--- BEGIN Data section ---
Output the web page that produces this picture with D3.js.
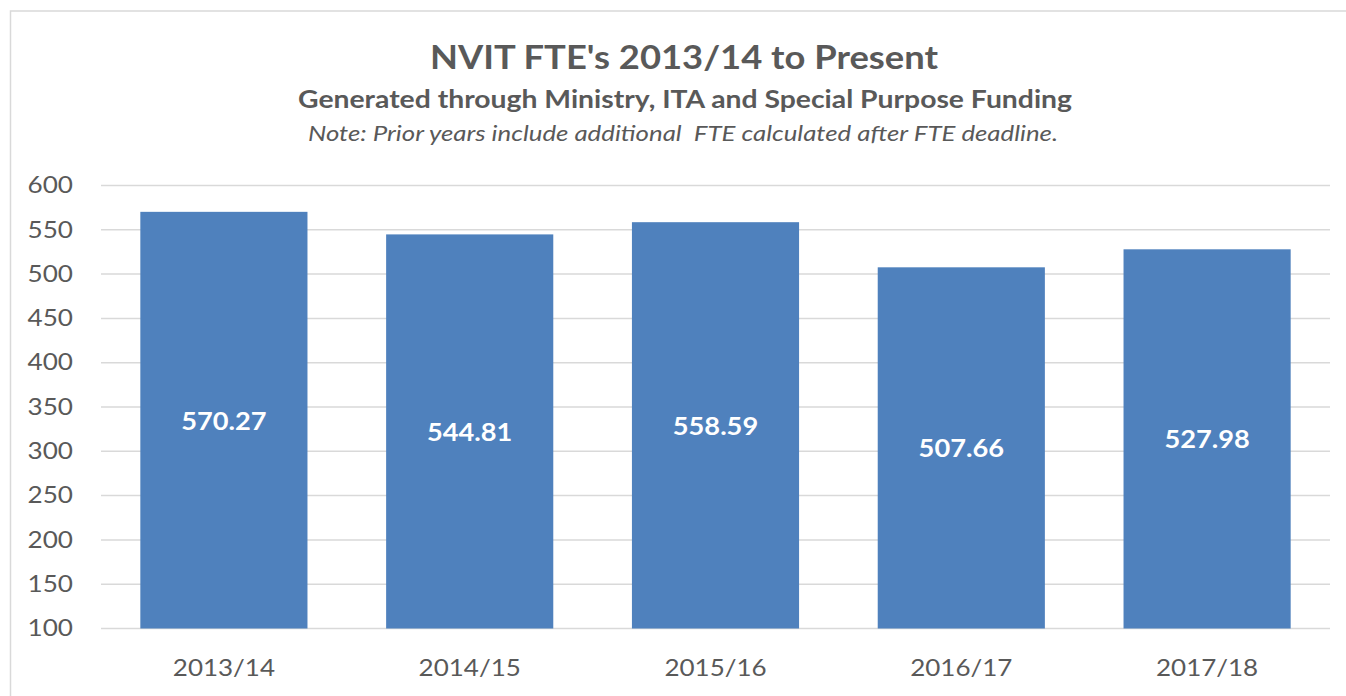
<!DOCTYPE html>
<html lang="en">
<head>
    <meta charset="UTF-8">
    <title>NVIT FTE's 2013/14 to Present</title>
    <script src="https://cdnjs.cloudflare.com/ajax/libs/d3/7.8.2/d3.min.js"></script>
    <style>
        body {
            margin: 0;
            background: #fff;
            font-family: Lato, "Open Sans", sans-serif;
        }
        .tick text {
            fill: #595959;
        }
    </style>
</head>
<body>
    <div id="chart"></div>
    <script>
        // Data
        const years = ["2013/14", "2014/15", "2015/16", "2016/17", "2017/18"];
        const fte = [570.27, 544.81, 558.59, 507.66, 527.98];
        const yTicks = [100, 150, 200, 250, 300, 350, 400, 450, 500, 550, 600];

        const width = 1346;
        const height = 696;
        const plot = { left: 101, right: 1330, top: 185.5, bottom: 628.5 };

        const svg = d3.select("#chart")
            .append("svg")
            .attr("width", width)
            .attr("height", height);

        // the original font is wider than Lato, so widen the text a bit
        function stretch(sel, factor) {
            sel.each(function () {
                const w = this.getComputedTextLength();
                d3.select(this)
                    .attr("textLength", w * factor)
                    .attr("lengthAdjust", "spacingAndGlyphs");
            });
        }

        // chart border (right and bottom edges fall outside the picture)
        svg.append("rect")
            .attr("x", 10.5)
            .attr("y", 11)
            .attr("width", 1400)
            .attr("height", 800)
            .attr("fill", "none")
            .attr("stroke", "#d9d9d9")
            .attr("stroke-width", 1.5);

        const x = d3.scaleBand()
            .domain(years)
            .range([plot.left, plot.right])
            .paddingInner(0.32)
            .paddingOuter(0.16);

        const y = d3.scaleLinear()
            .domain([100, 600])
            .range([plot.bottom, plot.top]);

        // gridlines
        svg.append("g")
            .selectAll("line")
            .data(yTicks)
            .enter()
            .append("line")
            .attr("x1", plot.left)
            .attr("x2", plot.right)
            .attr("y1", d => y(d))
            .attr("y2", d => y(d))
            .attr("stroke", "#d9d9d9")
            .attr("stroke-width", 1.5);

        // y axis labels
        const yAxis = svg.append("g")
            .attr("transform", `translate(${plot.left - 28},0)`)
            .call(d3.axisLeft(y).tickValues(yTicks).tickSize(0).tickPadding(0));
        yAxis.select(".domain").remove();
        yAxis.selectAll("text")
            .attr("font-family", "Lato, sans-serif")
            .attr("font-size", 22.5)
            .call(stretch, 1.16);

        // bars
        svg.append("g")
            .selectAll("rect")
            .data(fte)
            .enter()
            .append("rect")
            .attr("x", (d, i) => x(years[i]))
            .attr("y", d => y(d))
            .attr("width", x.bandwidth())
            .attr("height", d => y(100) - y(d))
            .attr("fill", "#4f81bd");

        // value labels in the middle of each bar
        svg.append("g")
            .selectAll("text")
            .data(fte)
            .enter()
            .append("text")
            .attr("x", (d, i) => x(years[i]) + x.bandwidth() / 2)
            .attr("y", d => (y(d) + y(100)) / 2 + 1)
            .attr("dy", "0.35em")
            .attr("text-anchor", "middle")
            .attr("fill", "#fff")
            .attr("font-weight", "bold")
            .attr("font-size", 24.5)
            .text(d => d.toFixed(2))
            .call(stretch, 1.11);

        // x axis labels
        const xAxis = svg.append("g")
            .attr("transform", `translate(0,${plot.bottom + 31})`)
            .call(d3.axisBottom(x).tickSize(0).tickPadding(0));
        xAxis.select(".domain").remove();
        xAxis.selectAll("text")
            .attr("font-family", "Lato, sans-serif")
            .attr("font-size", 23)
            .call(stretch, 1.13);

        // titles
        const cx = 684;
        svg.append("text")
            .attr("x", cx)
            .attr("y", 69)
            .attr("text-anchor", "middle")
            .attr("fill", "#595959")
            .attr("font-weight", "bold")
            .attr("font-size", 33)
            .attr("textLength", 508)
            .attr("lengthAdjust", "spacingAndGlyphs")
            .text("NVIT FTE's 2013/14 to Present");

        svg.append("text")
            .attr("x", cx + 1)
            .attr("y", 108)
            .attr("text-anchor", "middle")
            .attr("fill", "#595959")
            .attr("font-weight", "bold")
            .attr("font-size", 24)
            .attr("textLength", 774)
            .attr("lengthAdjust", "spacingAndGlyphs")
            .text("Generated through Ministry, ITA and Special Purpose Funding");

        svg.append("text")
            .attr("x", cx - 1)
            .attr("y", 141)
            .attr("text-anchor", "middle")
            .attr("fill", "#595959")
            .attr("font-style", "italic")
            .attr("font-size", 21)
            .attr("textLength", 750)
            .attr("lengthAdjust", "spacingAndGlyphs")
            .style("white-space", "pre")
            .text("Note: Prior years include additional  FTE calculated after FTE deadline.");
    </script>
</body>
</html>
--- END Data section ---
Goal — The listing above must be printed again exactly, minus its pictures.

Result of this exercise —
Output the web page that produces this picture with D3.js.
<!DOCTYPE html>
<html lang="en">
<head>
    <meta charset="UTF-8">
    <title>NVIT FTE's 2013/14 to Present</title>
    <script src="https://cdnjs.cloudflare.com/ajax/libs/d3/7.8.2/d3.min.js"></script>
    <style>
        body {
            margin: 0;
            background: #fff;
            font-family: Lato, "Open Sans", sans-serif;
        }
        .tick text {
            fill: #595959;
        }
    </style>
</head>
<body>
    <div id="chart"></div>
    <script>
        // Data
        const years = ["2013/14", "2014/15", "2015/16", "2016/17", "2017/18"];
        const fte = [570.27, 544.81, 558.59, 507.66, 527.98];
        const yTicks = [100, 150, 200, 250, 300, 350, 400, 450, 500, 550, 600];

        const width = 1346;
        const height = 696;
        const plot = { left: 101, right: 1330, top: 185.5, bottom: 628.5 };

        const svg = d3.select("#chart")
            .append("svg")
            .attr("width", width)
            .attr("height", height);

        // the original font is wider than Lato, so widen the text a bit
        function stretch(sel, factor) {
            sel.each(function () {
                const w = this.getComputedTextLength();
                d3.select(this)
                    .attr("textLength", w * factor)
                    .attr("lengthAdjust", "spacingAndGlyphs");
            });
        }

        // chart border (right and bottom edges fall outside the picture)
        svg.append("rect")
            .attr("x", 10.5)
            .attr("y", 11)
            .attr("width", 1400)
            .attr("height", 800)
            .attr("fill", "none")
            .attr("stroke", "#d9d9d9")
            .attr("stroke-width", 1.5);

        const x = d3.scaleBand()
            .domain(years)
            .range([plot.left, plot.right])
            .paddingInner(0.32)
            .paddingOuter(0.16);

        const y = d3.scaleLinear()
            .domain([100, 600])
            .range([plot.bottom, plot.top]);

        // gridlines
        svg.append("g")
            .selectAll("line")
            .data(yTicks)
            .enter()
            .append("line")
            .attr("x1", plot.left)
            .attr("x2", plot.right)
            .attr("y1", d => y(d))
            .attr("y2", d => y(d))
            .attr("stroke", "#d9d9d9")
            .attr("stroke-width", 1.5);

        // y axis labels
        const yAxis = svg.append("g")
            .attr("transform", `translate(${plot.left - 28},0)`)
            .call(d3.axisLeft(y).tickValues(yTicks).tickSize(0).tickPadding(0));
        yAxis.select(".domain").remove();
        yAxis.selectAll("text")
            .attr("font-family", "Lato, sans-serif")
            .attr("font-size", 22.5)
            .call(stretch, 1.16);

        // bars
        svg.append("g")
            .selectAll("rect")
            .data(fte)
            .enter()
            .append("rect")
            .attr("x", (d, i) => x(years[i]))
            .attr("y", d => y(d))
            .attr("width", x.bandwidth())
            .attr("height", d => y(100) - y(d))
            .attr("fill", "#4f81bd");

        // value labels in the middle of each bar
        svg.append("g")
            .selectAll("text")
            .data(fte)
            .enter()
            .append("text")
            .attr("x", (d, i) => x(years[i]) + x.bandwidth() / 2)
            .attr("y", d => (y(d) + y(100)) / 2 + 1)
            .attr("dy", "0.35em")
            .attr("text-anchor", "middle")
            .attr("fill", "#fff")
            .attr("font-weight", "bold")
            .attr("font-size", 24.5)
            .text(d => d.toFixed(2))
            .call(stretch, 1.11);

        // x axis labels
        const xAxis = svg.append("g")
            .attr("transform", `translate(0,${plot.bottom + 31})`)
            .call(d3.axisBottom(x).tickSize(0).tickPadding(0));
        xAxis.select(".domain").remove();
        xAxis.selectAll("text")
            .attr("font-family", "Lato, sans-serif")
            .attr("font-size", 23)
            .call(stretch, 1.13);

        // titles
        const cx = 684;
        svg.append("text")
            .attr("x", cx)
            .attr("y", 69)
            .attr("text-anchor", "middle")
            .attr("fill", "#595959")
            .attr("font-weight", "bold")
            .attr("font-size", 33)
            .attr("textLength", 508)
            .attr("lengthAdjust", "spacingAndGlyphs")
            .text("NVIT FTE's 2013/14 to Present");

        svg.append("text")
            .attr("x", cx + 1)
            .attr("y", 108)
            .attr("text-anchor", "middle")
            .attr("fill", "#595959")
            .attr("font-weight", "bold")
            .attr("font-size", 24)
            .attr("textLength", 774)
            .attr("lengthAdjust", "spacingAndGlyphs")
            .text("Generated through Ministry, ITA and Special Purpose Funding");

        svg.append("text")
            .attr("x", cx - 1)
            .attr("y", 141)
            .attr("text-anchor", "middle")
            .attr("fill", "#595959")
            .attr("font-style", "italic")
            .attr("font-size", 21)
            .attr("textLength", 750)
            .attr("lengthAdjust", "spacingAndGlyphs")
            .style("white-space", "pre")
            .text("Note: Prior years include additional  FTE calculated after FTE deadline.");
    </script>
</body>
</html>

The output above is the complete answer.